Monica Carcea "non è stata eletta con i voti della 'ndrangheta ma con quelli di cui poteva disporre lei. Ha viaggiato in autonomia, si è candidata in maniera trasparente". Lo ha detto l'avvocato Francesca Peyron, che insieme al collega Claudio Soro difende l'ex assessore comunale di Saint-Pierre imputata per concorso esterno in associazione mafiosa nel processo Geenna con rito ordinario.
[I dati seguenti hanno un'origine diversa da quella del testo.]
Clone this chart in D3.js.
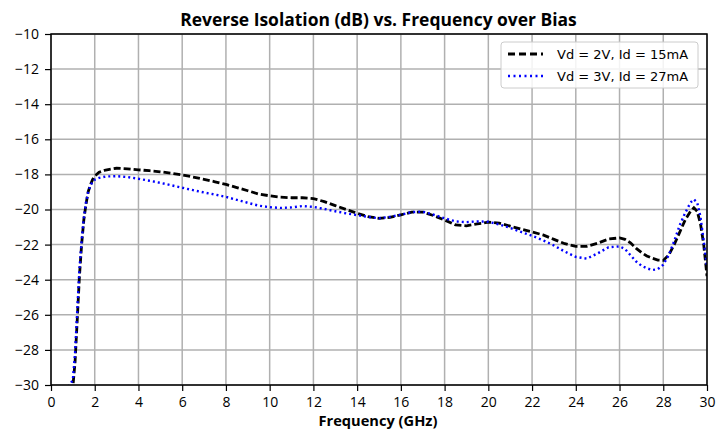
<!DOCTYPE html>
<html><head><meta charset="utf-8">
<script src="https://cdn.jsdelivr.net/npm/d3@7"></script>
<style>body{margin:0;background:#fff}svg{display:block}</style>
</head><body>
<svg id="c" width="727" height="434"></svg>
<script>
const freq = [0.8,1.0,1.1,1.2,1.3,1.4,1.5,1.6,1.7,1.8,1.9,2.0,2.2,2.5,3.0,3.5,4.0,4.5,5.0,5.5,6.0,6.5,7.0,7.5,8.0,8.5,9.0,9.5,10.0,10.5,11.0,11.5,12.0,12.5,13.0,13.5,14.0,14.5,15.0,15.5,16.0,16.5,17.0,17.5,18.0,18.5,19.0,19.5,20.0,20.5,21.0,21.5,22.0,22.5,23.0,23.5,24.0,24.5,25.0,25.5,26.0,26.25,26.5,26.75,27.0,27.25,27.5,27.75,28.0,28.25,28.5,28.75,29.0,29.25,29.4,29.55,29.7,29.85,30.0];
const vd2 = [-31,-30.1,-28.7,-26.3,-23.8,-22.0,-20.6,-19.7,-19.0,-18.6,-18.3,-18.1,-17.88,-17.75,-17.65,-17.68,-17.74,-17.79,-17.85,-17.93,-18.03,-18.15,-18.28,-18.42,-18.57,-18.75,-18.93,-19.12,-19.22,-19.3,-19.33,-19.33,-19.38,-19.55,-19.78,-20.0,-20.22,-20.4,-20.5,-20.45,-20.3,-20.15,-20.15,-20.35,-20.6,-20.88,-20.93,-20.82,-20.72,-20.78,-20.95,-21.12,-21.28,-21.45,-21.7,-21.95,-22.1,-22.1,-21.92,-21.68,-21.62,-21.7,-21.9,-22.2,-22.45,-22.65,-22.78,-22.88,-22.9,-22.6,-22.0,-21.3,-20.6,-20.1,-19.9,-20.1,-20.8,-22.0,-23.8];
const vd3 = [-30.1,-29.7,-28.2,-25.8,-23.4,-21.8,-20.5,-19.6,-19.0,-18.65,-18.42,-18.3,-18.2,-18.12,-18.1,-18.15,-18.25,-18.36,-18.48,-18.62,-18.76,-18.9,-19.03,-19.15,-19.28,-19.45,-19.62,-19.78,-19.87,-19.91,-19.88,-19.8,-19.85,-19.97,-20.1,-20.22,-20.32,-20.42,-20.5,-20.42,-20.3,-20.15,-20.12,-20.3,-20.5,-20.68,-20.72,-20.68,-20.7,-20.85,-21.05,-21.28,-21.5,-21.75,-22.05,-22.4,-22.7,-22.8,-22.5,-22.15,-22.1,-22.25,-22.6,-22.95,-23.2,-23.35,-23.45,-23.4,-23.15,-22.6,-21.8,-20.9,-20.2,-19.6,-19.42,-19.6,-20.4,-21.8,-23.3];
const xTicks = d3.range(0, 31, 2);
const yTicks = d3.range(-30, -9, 2);
const seriesNames = ["Vd = 2V, Id = 15mA", "Vd = 3V, Id = 27mA"];
const titleText = "Reverse Isolation (dB) vs. Frequency over Bias";
const xLabel = "Frequency (GHz)";

const W = 727, H = 434, m = {l:51, r:20, t:34, b:49};
const svg = d3.select("#c");
const x = d3.scaleLinear().domain([0,30]).range([m.l, W-m.r]);
const y = d3.scaleLinear().domain([-30,-10]).range([H-m.b, m.t]);
const font = "'Open Sans', Lato, sans-serif";

// grid
const g = svg.append("g");
g.selectAll(".gx").data(xTicks).join("line")
  .attr("x1", d=>x(d)).attr("x2", d=>x(d)).attr("y1", m.t).attr("y2", H-m.b)
  .attr("stroke", "#b0b0b0").attr("stroke-width", 1.5);
g.selectAll(".gy").data(yTicks).join("line")
  .attr("y1", d=>y(d)).attr("y2", d=>y(d)).attr("x1", m.l).attr("x2", W-m.r)
  .attr("stroke", "#b0b0b0").attr("stroke-width", 1.5);

// clip
svg.append("clipPath").attr("id","clip").append("rect")
  .attr("x", m.l).attr("y", m.t).attr("width", W-m.l-m.r).attr("height", H-m.t-m.b);

const line = d3.line().x(d=>x(d[0])).y(d=>y(d[1]));
const lg = svg.append("g").attr("clip-path","url(#clip)");
lg.append("path").datum(freq.map((f,i)=>[f, vd2[i]]))
  .attr("d", line).attr("fill","none").attr("stroke","#000").attr("stroke-width",2.8)
  .attr("stroke-dasharray","7,3");
lg.append("path").datum(freq.map((f,i)=>[f, vd3[i]]))
  .attr("d", line).attr("fill","none").attr("stroke","#0000ff").attr("stroke-width",2.4)
  .attr("stroke-dasharray","2,3");

// axes
const xa = svg.append("g").attr("transform", `translate(0,${H-m.b})`)
  .call(d3.axisBottom(x).tickValues(xTicks).tickSize(6).tickPadding(6).tickFormat(d3.format("d")));
const ya = svg.append("g").attr("transform", `translate(${m.l},0)`)
  .call(d3.axisLeft(y).tickValues(yTicks).tickSize(6).tickPadding(6).tickFormat(d3.format("d")));
[xa, ya].forEach(a => {
  a.select(".domain").remove();
  a.selectAll(".tick line").attr("stroke","#000").attr("stroke-width",1.2);
  a.selectAll(".tick text").attr("font-family", font).attr("font-size", 14).attr("fill","#000");
});
// frame
svg.append("rect").attr("x", m.l).attr("y", m.t).attr("width", W-m.l-m.r).attr("height", H-m.t-m.b)
  .attr("fill","none").attr("stroke","#000").attr("stroke-width",1.5);

// title & label, sized to fit measured widths
function fitText(t, target, startSize) {
  t.attr("font-size", startSize);
  const w = t.node().getComputedTextLength();
  t.attr("font-size", startSize * target / w);
}
const tt = svg.append("text").attr("x", 378.5).attr("y", 25.5).attr("text-anchor","middle")
  .attr("font-family", font).attr("font-weight","bold").text(titleText);
fitText(tt, 397, 16);
const xl = svg.append("text").attr("x", 378).attr("y", 426).attr("text-anchor","middle")
  .attr("font-family", font).attr("font-weight","bold").text(xLabel);
fitText(xl, 119, 14);

// legend
const leg = svg.append("g");
leg.append("rect").attr("x", 501).attr("y", 42).attr("width", 197).attr("height", 46).attr("rx", 3)
  .attr("fill","#fff").attr("fill-opacity",0.85).attr("stroke","#cccccc").attr("stroke-width",1);
const legStyles = [{c:"#000", w:2.8, da:"7,4"}, {c:"#0000ff", w:2.4, da:"2,3.5"}];
seriesNames.forEach((n,i) => {
  const yy = 54 + i*22;
  leg.append("line").attr("x1", 508).attr("x2", 543).attr("y1", yy).attr("y2", yy)
    .attr("stroke", legStyles[i].c).attr("stroke-width", legStyles[i].w).attr("stroke-dasharray", legStyles[i].da);
  leg.append("text").attr("x", 557).attr("y", yy+4.5).attr("font-family","'DejaVu Sans', sans-serif")
    .attr("font-size", 13).attr("fill","#000").text(n);
});
</script>
</body></html>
"La prova regina è l'incipit della sua carriera politica, e il dibattimento è stato fondamentale. Carcea l'hanno voluta in tanti non perché vantasse rapporti con un locale di 'ndrangheta ma perché fa parte di una famiglia numerosa, quella di Pino Lazzaro, perché è stra conosciuta quanto meno in ambito scolastico e perché è fresca di laurea. Come abbiamo visto, le competenze sono importanti e se ce ne fossero state un po' di più in quel Comune, magari certe cose non le avremmo viste". Lo confermano, secondo il legale, le testimonianze di due degli allora candidati alle comunali del 2015, Alessia Favre e Giuseppe Jocallaz. Il sogno della Carcea era "fare la consulente contabile" e dopo la laurea in Economia "non ha trovato la sua sede e quindi ha messo a disposizione le sue competenze per il Comune".
Riguardo ad Augusto Rollandin "Carcea non l'ha mai incontrata né è mai intervenuto per farle assumere la carica" in Comune.
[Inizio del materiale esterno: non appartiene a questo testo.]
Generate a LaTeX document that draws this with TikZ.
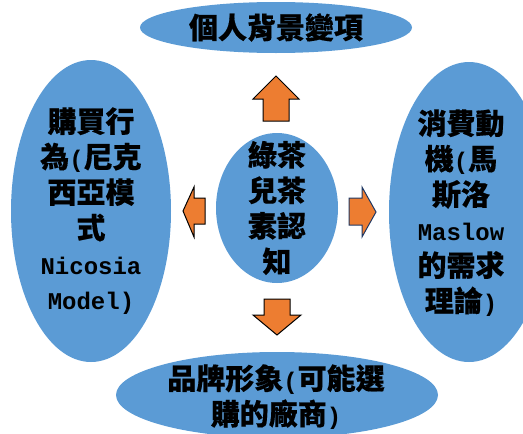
\documentclass[tikz,border=0pt]{standalone}
\usepackage{fontspec}
\setmainfont{Liberation Mono}
\newfontfamily\cjkf[FakeBold=0.4]{Noto Sans CJK TC}
\newcommand\zh[1]{{\cjkf\fontsize{29}{35.5}\selectfont #1}}
\usetikzlibrary{shapes.geometric}
\definecolor{ellblue}{HTML}{5B9BD5}
\definecolor{arrorange}{HTML}{ED7D31}
\definecolor{navyline}{HTML}{1F3864}
\begin{document}
\begin{tikzpicture}[x=1pt,y=-1pt,
 ell/.style={ellipse,fill=ellblue,draw=none,inner sep=0pt},
 lbl/.style={align=center,inner sep=0pt,font=\fontsize{24}{35.5}\selectfont\bfseries},
 fatarrow/.style={fill=arrorange,draw=black,line width=1pt,line join=miter}]
\useasboundingbox (0,0) rectangle (523,434);
\begin{scope}
\clip (0,0) rectangle (523,434);
\node[ell,minimum width=272pt,minimum height=51pt] (top) at (276,27.5) {};
\node[ell,minimum width=160pt,minimum height=302pt] (left) at (91,211) {};
\node[ell,minimum width=160pt,minimum height=300pt] (right) at (469,212) {};
\node[ell,minimum width=122pt,minimum height=150pt] (mid) at (277,208) {};
\node[ell,minimum width=322pt,minimum height=86pt] (bot) at (277,395) {};

\node[lbl] (topt) at (top.center) {\zh{個人背景變項}};
\node[lbl] (leftt) at (left.center) {\zh{購買行}\\\zh{為}(\zh{尼克}\\\zh{西亞模}\\\zh{式}\\Nicosia\\Model)};
\node[lbl] (rightt) at (461,213) {\zh{消費動}\\\zh{機}(\zh{馬}\\\zh{斯洛}\\Maslow\\\zh{的需求}\\\zh{理論})};
\node[lbl] (midt) at (mid.center) {\zh{綠茶}\\\zh{兒茶}\\\zh{素認}\\\zh{知}};
\node[lbl] (bott) at (276,397) {\zh{品牌形象}(\zh{可能選}\\\zh{購的廠商})};

% arrows
\draw[fatarrow] (276,76) -- (299,99) -- (289,99) -- (289,121) -- (263,121) -- (263,99) -- (253,99) -- cycle;
\draw[fatarrow] (264,299) -- (290,299) -- (290,315) -- (301,315) -- (277,335) -- (253,315) -- (264,315) -- cycle;
\draw[fatarrow] (183,211) -- (194,187) -- (194,198) -- (205,198) -- (205,224) -- (194,224) -- (194,237) -- cycle;
\draw[fatarrow,draw=navyline] (376,212) -- (362,187) -- (362,198) -- (349,198) -- (349,225) -- (362,225) -- (362,237) -- cycle;
\end{scope}
\end{tikzpicture}
\end{document}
Secondo l'avvocato, "Marco Di Donato per certi termini è sembrato essere un po' un banfone".
Nell'essere assessore Carcea - ha aggiunto l'avvocato Peyron - "cosa ci ha guadagnato? Il marito lo dice, 'ma togliti, ne uscirai malata'. Deve far tutto, ha dato la sua disponibilità e le sue capacità, per tutti".